We are running into an issue, which seems be a trivial one given the maturity of Docker framework. I could not find a reliable solution from digging around, hence this is my last hope.
We are running out production systems in DCOS, with Docker version 1.12(Commit id: d5236f0).
Goal:
We want to set the value for tcp_keepalive_time param in the container.
Approach 1:
Modified the docker-compose.yml.tmpl and set the value using sysctl.
I am doing this at the moment.
For the first approach, it it working, I checked in the container /proc/sys/net/ipv4/tpc_keepalive_intvl, etc … the value is good. In the docker-compose.yml file, you have to be carfefull not to add any spaces between the key and the value.
For your second approach, you must use the privileged flag in your docker-compose.yaml, as you are modifying the kernel settings.
I was trying to solve a similar problem and came across this page. It is missing some important pieces of information, and thus motivates my response.
Setting the tcp_keepalive parameters within a container requires a kernel level of 4.13 on the base host. If you try this on an earlier kernel level, like the 3.10 kernel of CentOS 7.x, then these parameters will be missing from /proc and the command will fail in either case. In our case, we were running an older kernel and the way to accomplish this is to set the parameter in the base host only. You can do this with sysctl -w command, but that only works until the next reboot. If you hook into /etc/sysctl.conf or /etc/sysctl.d/, then it can be set automatically when the system comes up.
Please note that you’ll need to restart your containers after making this change on the base host.
I haven’t yet tried Fedora Core 27 or Ubuntu 17.10, both of which have the required kernel needed for this feature, but I suspect from the previous response that you’ll be able to set this on a per container basis with that kernel version.
We came across a very similar issue where what we observed was a Spring Boot application, when running as a service was working fine.
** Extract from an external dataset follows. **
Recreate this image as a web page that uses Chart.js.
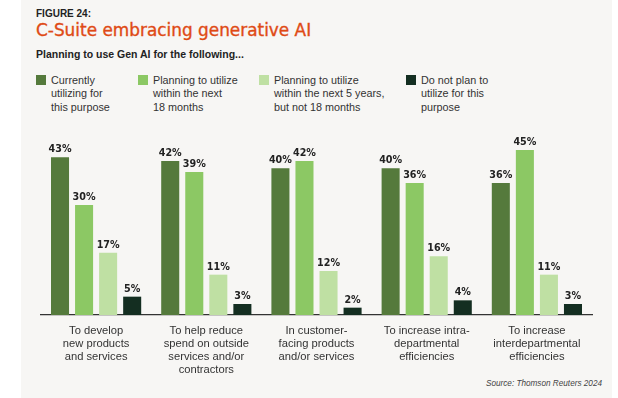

But when deployed the same as a docker container, became unresponsive after some time, especially when left idle, i.e not used or no API calls made for some time.
What solved it by tuning the TCP keepalive kernel settings on Linux. The internal swarm loadbalancer purges all idle connections after 900 seconds.
So if you set keep alive to something less than 900 seconds, the problem of unresponsiveness will be solved.
I am still having an issue where keep_alive is set to 600 on the host (it was 7200, but set via systctl.conf). But any running containers still get a value of 7200. This makes containers running in a swarm getting connection timeouts because of reasons previously explaind here.